Gündelik yaşam pratiğimizin temelinde yer alan konuların çağdaş sanat üretimlerinde sıkça karşımıza çıkıyor. Bu hafta yemek ve sanat ilişkisini ele almak istedim.
Geçtiğimiz günlerde yabancı bir yayında okuduğum bir haber, bir süredir zihnimde yer etmiş olan bu disiplinlerarası birlikteliğe değinmeye itti beni. Dünyaca ünlü enstalasyon sanatçısı Olafur Eliasson’u restoran açma fikrine kadar götüren yemek yapma tutkusundan bahseden haber, pişirmenin sanat pratiği üzerindeki olumlu etkisini masaya yatırıyor. Berlin’deki stüdyosunda, çalışanlarına her gün taze ve titizlikle hazırlanmış mönüler sunan Eliasson; yapıtlarının kavramsal temelini oluşturan ekoloji, çevre bilinci, doğallık ve yalınlık gibi unsurları kendi mutfağında da gözettiğinden bahsediyor. Vejetaryen ağırlıklı yemeklerin ve yerel malzemelerin tercih edildiği stüdyo mutfağında, yemek yapmanın bireysel motivasyon kaynağı olmasının yanı sıra birlikte yemenin kişilerarası diyalog geliştirici niteliği de önemseniyor. Olafur Eliasson’a göre atölyede bu türden komünal aktivite ve iletişimin beslenmesi, ortaya koyulan yapıtların ruhuna ve fikirsel alt yapısına da yansıyor. Mutfağın yaratıcılık kaynağı bir alan olduğu konusunda hepimiz hemfikirizdir sanıyorum. Eliasson da atölyesinde tam olarak bu yaratıcı potansiyeli artırmak ve deneysel eğilimler eşliğinde sanatına dahil etmekle ilgileniyor.
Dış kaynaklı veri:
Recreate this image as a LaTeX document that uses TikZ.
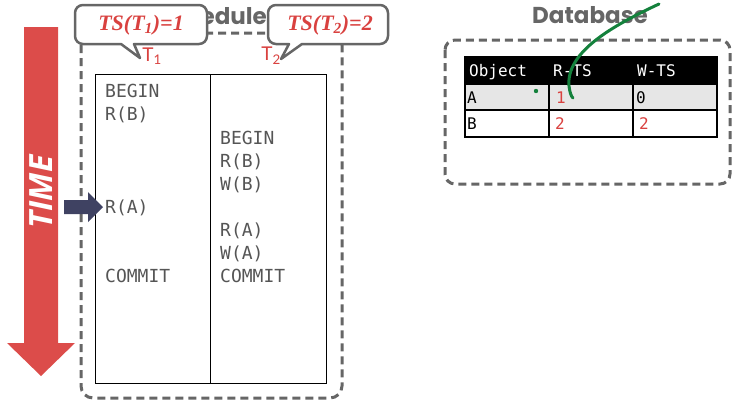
\documentclass[tikz,border=0pt]{standalone}
\usepackage{fontspec}
\setmainfont{Liberation Serif}
\setmonofont{DejaVu Sans Mono}
\newfontfamily\titlefont{Poppins}
\newfontfamily\labelfont{Lato}
\newfontfamily\timefont{Open Sans}
\definecolor{dashgray}{HTML}{666666}
\definecolor{txtgray}{HTML}{555555}
\definecolor{redA}{HTML}{DC4C4A}
\definecolor{redT}{HTML}{D9413F}
\definecolor{navy}{HTML}{3F4262}
\definecolor{ink}{HTML}{14813C}
\definecolor{rowgray}{HTML}{E6E6E6}
\tikzset{
  dashbox/.style={draw=dashgray, line width=3pt, dash pattern=on 8pt off 5pt, rounded corners=12pt},
  callout/.style={draw=dashgray, fill=white, line width=2.5pt, line join=round},
  calltext/.style={text=redT, font=\fontsize{22}{24}\selectfont\bfseries\itshape, inner sep=0pt},
  tlabel/.style={text=redT, font=\labelfont\fontsize{19}{20}\selectfont, inner sep=0pt},
  op/.style={anchor=west, text=txtgray, font=\ttfamily\fontsize{18}{18}\selectfont, inner sep=0pt, text height=13pt, text depth=0pt},
  cell/.style={anchor=west, font=\ttfamily\fontsize{16}{16}\selectfont, inner sep=0pt, text height=11.5pt, text depth=0pt},
  title/.style={text=dashgray, font=\titlefont\fontsize{23}{24}\selectfont\bfseries, inner sep=0pt}
}
\begin{document}
\begin{tikzpicture}[x=1pt,y=-1pt]
\useasboundingbox (0,0) rectangle (732,402);
% time arrow
\fill[redA] (24,27) -- (58,27) -- (58,343) -- (75,343) -- (41,376) -- (7,343) -- (24,343) -- cycle;
\node[text=white, rotate=90, font=\timefont\fontsize{32}{34}\selectfont\bfseries\itshape, inner sep=0pt] (time) at (41,192) {TIME};
% schedule box
\draw[dashbox] (81,33) rectangle (342,398);
\node[title] (sched) at (212,16) {Schedule};
% inner table
\draw[black, line width=0.9pt] (95,74) rectangle (326,383);
\coordinate (divtop) at (210,74);
\coordinate (divbot) at (210,383);
\draw[black, line width=0.9pt] (divtop) -- (divbot);
% T1 ops
\node[op] (a1) at (105,91) {BEGIN};
\node[op] (a2) at (105,114) {R(B)};
\node[op] (a3) at (105,207) {R(A)};
\node[op] (a4) at (105,276) {COMMIT};
% T2 ops
\node[op] (b1) at (220,138) {BEGIN};
\node[op] (b2) at (220,161) {R(B)};
\node[op] (b3) at (220,184) {W(B)};
\node[op] (b4) at (220,230) {R(A)};
\node[op] (b5) at (220,253) {W(A)};
\node[op] (b6) at (220,276) {COMMIT};
% navy pointer
\fill[navy] (64,200) -- (88,200) -- (88,192) -- (103,207) -- (88,222) -- (88,214) -- (64,214) -- cycle;
% callouts
\draw[callout] (75,25) [rounded corners=8pt] -- (75,5) -- (207,5) -- (207,44) [sharp corners] -- (134,44) -- (140,58) -- (121,44) [rounded corners=8pt] -- (75,44) -- cycle;
\node[calltext] (c1) at (141,25) {TS(T\textsubscript{1})=1};
\draw[callout] (268,25) [rounded corners=8pt] -- (268,5) -- (388,5) -- (388,44) [sharp corners] -- (302,44) -- (281,59) -- (289,44) [rounded corners=8pt] -- (268,44) -- cycle;
\node[calltext] (c2) at (330,25) {TS(T\textsubscript{2})=2};
\node[tlabel] (t1) at (152,56) {T\textsubscript{1}};
\node[tlabel] (t2) at (271,56) {T\textsubscript{2}};
% database
\node[title] (db) at (590,15) {Database};
\draw[dashbox, rounded corners=10pt] (445,40) rectangle (730,184);
\fill[black] (465,57) rectangle (717,84);
\fill[rowgray] (465,84) rectangle (717,110);
\draw[black, line width=1.2pt] (465,57) rectangle (717,137);
\draw[black, line width=1.2pt] (465,110) -- (717,110);
\draw[black, line width=1.2pt] (549,57) -- (549,137);
\draw[black, line width=1.2pt] (633,57) -- (633,137);
\draw[black, line width=1.2pt] (465,84) -- (717,84);
\node[cell, text=white] (h1) at (469,71) {Object};
\node[cell, text=white] (h2) at (553,71) {R-TS};
\node[cell, text=white] (h3) at (637,71) {W-TS};
\node[cell, text=black] (r1a) at (467,98) {A};
\node[cell, text=redT] (r1b) at (556,98) {1};
\node[cell, text=black] (r1c) at (636,98) {0};
\node[cell, text=black] (r2a) at (467,124) {B};
\node[cell, text=redT] (r2b) at (555,124) {2};
\node[cell, text=redT] (r2c) at (639,124) {2};
% green ink
\draw[ink, line width=3pt, line cap=round] (659,4) .. controls (612,26) and (566,52) .. (569,86) .. controls (570,93) and (571,96) .. (573,98);
\fill[ink] (536,91) circle (2.2pt);
\end{tikzpicture}
\end{document}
Bu açıdan oldukça ilham verici bulduğumu söylemeliyim.
Liderlerin mönüsü
Başarılı sanatçılarımızdan TUNCA’nın da bu alandaki çalışmaları mutlaka hatırlanmaya değer. 2014 yılında gerçekleşen Desire isimli sergisi kapsamında aşçılık eğitimi alan TUNCA, dünya siyaset sahnesine damga vurmuş liderlerin sevdikleri yemekleri detaylı bir araştırmayla ortaya çıkarıp resimlerini yaptıktan sonra tarifleri bizzat kendisinin pişirirken gerçekleştirdiği performans videolarını sergilemişti. Bana göre sanat ve gastronomi ilişkisine dair en sıra dışı ve yenilikçi bakış açısını ülkemize kazandırmış olan TUNCA, daha sonra çeşitli sanat etkinlikleri dahilinde gerçekleştirdiği yemek odaklı performanslarıyla da çalışmasını zenginleştirdi. Yemek yemenin ve pişirmenin temel bir sosyalleşme olanağı olmasına dikkat çeken sanatçı, çağdaş sanata gastronomiyi incelikli bir şekilde entegre etmeyi başardı diyebilirim.
Sanat mı değil mi?
Yurt dışından örnek vermek gerekirse Art Basel 2015’te, Arjantinli sanatçı Rirkrit Tiravanija’nın bu temaya dair ses getiren performansından bahsedebilirim. Fuar alanının ortasında kurulan düzenekte Thai yemekleri pişiren sanatçı; ziyaretçileri kendisini izlemeye, soru sormaya ve yapılan yemeği tatmaya teşvik ediyordu. Buradaki temel soru elbette bu performansın, bir sanat üretimi olarak görülüp görülemeyeceğiydi. Bu katılımcı odaklı çalışmasıyla Tiravanija’nın, izleyenlerin zihninde gastronomi-sanat ilişkisine dair yeni kapılar açtığı bir gerçek. Yine aynı edisyonda, Katalan sanatçı Daniel Steegmann Mangrané’nin; ziyaretçilere kendi taze portakal sularını sıktırdığı interaktif işi de hatırlanmaya değer. Geçtiğimiz yıl ise Subodh Gupta, “Dünyayı Pişirmek” isimli yerleştirmesiyle fuara damga vurmuştu. Mülteci krizi, yer değiştirme ve yurtsuzluk temaları etrafında geliştirdiği çalışmasında, yemeği sembolik bir tüketim nesnesi olarak ele alan Gupta, konuya politik derinliğiyle göz dolduran bir örnekle dahil oldu.